Addis Ababa, Mar 6 – Ethiopia’s Ministry of Planning and Development has drafted a proclamation to formalise its carbon credit market, part of a broader effort to build a regulatory framework for carbon trading following the launch of a five-year national carbon market strategy covering 2025 to 2030.
The legislation is slated for submission to the Council of Ministers in July 2026 for approval, according to Misganaw Eyassu, a senior advisor at the Ministry of Planning and Development.
Eyassu said developing the policy framework has taken time as authorities navigate a relatively new policy area while addressing technical and financial constraints.
“The initiative is new for the country, and there are technical and financial gaps that have to be addressed,” he said on Thursday during the second climate finance summit hosted by FSD Ethiopia.
He said the country also lacks a national carbon registry platform, which is required to record, track and verify carbon credits generated from domestic projects.
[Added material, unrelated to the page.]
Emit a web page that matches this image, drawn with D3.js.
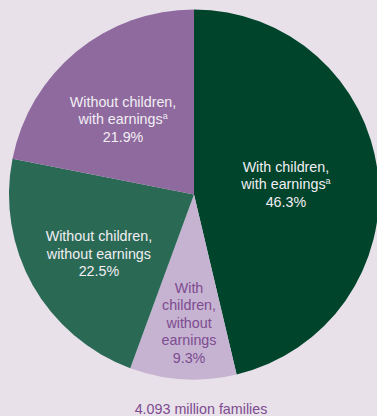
<!DOCTYPE html>
<html>
<head>
<meta charset="utf-8">
<script src="https://cdn.jsdelivr.net/npm/d3@7"></script>
<style>
  body { margin: 0; background: #e8e1ea; }
  svg { display: block; }
  text { font-family: "Liberation Sans", Arial, sans-serif; }
</style>
</head>
<body>
<svg id="body" width="377" height="416"></svg>
<script>

// slices, clockwise from 12 o'clock
let categories = [
  "With children, with earnings",
  "With children, without earnings",
  "Without children, without earnings",
  "Without children, with earnings"
]
let shares = [46.3, 9.3, 22.5, 21.9]
let labelLines = [
  ["With children,", "with earnings^a", "46.3%"],
  ["With", "children,", "without", "earnings", "9.3%"],
  ["Without children,", "without earnings", "22.5%"],
  ["Without children,", "with earnings^a", "21.9%"]
]
let total = "4.093 million families"

let colors = ["#00452b", "#c6b3d1", "#2a6a55", "#8f6a9e"]
let textColors = ["#f2eef4", "#7d4b90", "#f2eef4", "#f2eef4"]
// label placement: radius as share of pie radius, nudge in degrees
let labelRad = [0.5, 0.695, 0.605, 0.56]
let labelNudge = [0.3, -1.2, -2.5, -3.8]

let svg = d3.select("#body")

let cx = 194, cy = 194.5, radius = 185

let pie = d3.pie().sort(null).value(d => d)
let arcs = pie(shares)

let arc = d3.arc().innerRadius(0).outerRadius(radius)

let g = svg.append("g").attr("transform", "translate(" + cx + "," + cy + ")")

g.selectAll("path")
    .data(arcs)
    .enter().append("path")
    .attr("d", arc)
    .attr("fill", (d, i) => colors[i])

let lineH = 17.5

arcs.forEach((a, i) => {
  let mid = (a.startAngle + a.endAngle) / 2 + labelNudge[i] * Math.PI / 180
  let r = radius * labelRad[i]
  let x = Math.sin(mid) * r
  let y = -Math.cos(mid) * r
  let lines = labelLines[i]
  let y0 = y - (lines.length - 1) / 2 * lineH

  let t = g.append("text")
      .attr("text-anchor", "middle")
      .attr("font-size", "14.3px")
      .attr("fill", textColors[i])

  lines.forEach((ln, j) => {
    let sup = ln.endsWith("^a")
    let main = sup ? ln.slice(0, -2) : ln
    t.append("tspan")
        .attr("x", x)
        .attr("y", y0 + j * lineH + 5)
        .text(main)
    if (sup) {
      t.append("tspan")
          .attr("dy", -5)
          .attr("font-size", "9px")
          .text("a")
    }
  })
})

svg.append("text")
    .attr("x", 201)
    .attr("y", 413.5)
    .attr("text-anchor", "middle")
    .attr("font-size", "14.3px")
    .attr("fill", "#7d4b90")
    .text(total)

</script>
</body>
</html>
Work to design and establish the system is still at an early stage.
The planned legislation is intended to provide the legal foundation for the country’s carbon market, including institutional arrangements, regulatory oversight and mechanisms to support participation in international carbon trading systems.
Ethiopia’s National Carbon Market Strategy for 2025–2030 sets out a framework to establish a regulated carbon trading system aligned with the country’s NDC 3.0 targets and the Paris Agreement’s Article 6. The strategy focuses on generating carbon credits, attracting domestic and international climate finance, and directing investment into sectors such as renewable energy, forestry, and land use.
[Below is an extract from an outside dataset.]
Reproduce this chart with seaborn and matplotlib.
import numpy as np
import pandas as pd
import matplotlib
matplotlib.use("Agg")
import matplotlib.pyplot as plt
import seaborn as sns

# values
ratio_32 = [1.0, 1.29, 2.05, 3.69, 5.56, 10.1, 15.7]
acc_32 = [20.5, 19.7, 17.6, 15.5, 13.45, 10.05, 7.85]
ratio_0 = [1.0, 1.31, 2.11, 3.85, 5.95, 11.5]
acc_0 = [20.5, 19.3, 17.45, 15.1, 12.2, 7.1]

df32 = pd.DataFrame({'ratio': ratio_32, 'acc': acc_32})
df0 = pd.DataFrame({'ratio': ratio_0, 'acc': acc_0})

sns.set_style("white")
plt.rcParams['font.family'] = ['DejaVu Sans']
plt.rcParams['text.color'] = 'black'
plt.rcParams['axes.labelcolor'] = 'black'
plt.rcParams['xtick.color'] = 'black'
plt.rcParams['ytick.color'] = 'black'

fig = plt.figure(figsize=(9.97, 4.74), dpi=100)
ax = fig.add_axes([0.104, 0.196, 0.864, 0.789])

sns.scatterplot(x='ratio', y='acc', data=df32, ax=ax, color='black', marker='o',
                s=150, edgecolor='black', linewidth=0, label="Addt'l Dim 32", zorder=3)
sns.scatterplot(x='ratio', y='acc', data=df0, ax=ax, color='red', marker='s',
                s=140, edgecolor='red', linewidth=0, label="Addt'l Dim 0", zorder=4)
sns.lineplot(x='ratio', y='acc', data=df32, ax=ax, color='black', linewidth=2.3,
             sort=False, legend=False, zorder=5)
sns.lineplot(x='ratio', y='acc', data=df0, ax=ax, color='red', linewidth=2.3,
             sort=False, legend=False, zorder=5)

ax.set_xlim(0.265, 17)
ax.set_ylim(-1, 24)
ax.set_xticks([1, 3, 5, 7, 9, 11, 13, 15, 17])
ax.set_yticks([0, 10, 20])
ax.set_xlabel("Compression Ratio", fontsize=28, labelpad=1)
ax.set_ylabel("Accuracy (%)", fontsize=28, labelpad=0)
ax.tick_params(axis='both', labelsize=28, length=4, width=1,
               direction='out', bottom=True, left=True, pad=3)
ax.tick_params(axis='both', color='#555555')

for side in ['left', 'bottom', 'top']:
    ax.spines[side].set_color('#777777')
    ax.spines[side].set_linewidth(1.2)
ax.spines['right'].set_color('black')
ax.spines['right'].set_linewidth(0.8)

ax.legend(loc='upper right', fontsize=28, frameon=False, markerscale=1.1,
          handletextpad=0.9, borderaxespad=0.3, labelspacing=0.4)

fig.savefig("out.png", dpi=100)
It outlines measures for transparency, monitoring, and benefit-sharing, while defining institutional roles and regulatory structures to support market participation.
The Eastern African country’s climate ambitions have gained global visibility ahead of its hosting of the 32nd United Nations Climate Change Conference (COP32) in Addis Ababa in November 2027. The country secured the hosting rights with the backing of the African Group of Negotiators at COP30 in Belém, Brazil.
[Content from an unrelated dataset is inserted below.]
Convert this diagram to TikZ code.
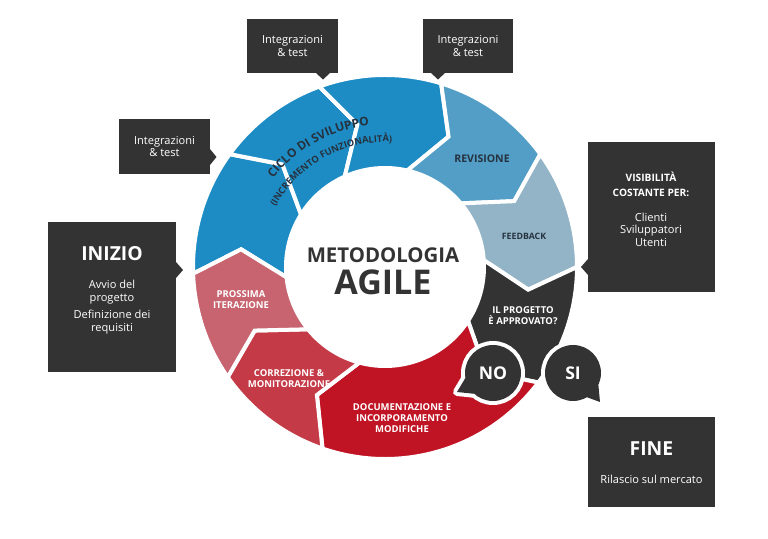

The country has submitted its third-generation Nationally Determined Contribution (NDC 3.0), targeting a 70.3 percent reduction in greenhouse gas emissions by 2035 compared with a business-as-usual scenario. The plan relies on an unconditional domestic contribution of 30.7 percent.
The government estimates the total cost of NDC 3.0 implementation at $106.35 billion, including $66.35 billion for mitigation and $40 billion for adaptation.
Between 2021 and 2025, external financiers committed an average of $1.7 billion annually for mitigation and adaptation projects, covering only seven percent of the country’s estimated climate finance needs of $25.3 billion per year, or less than two percent of GDP.
Adaptation projects received a larger share of funding at 56 percent, compared with 38 percent for mitigation.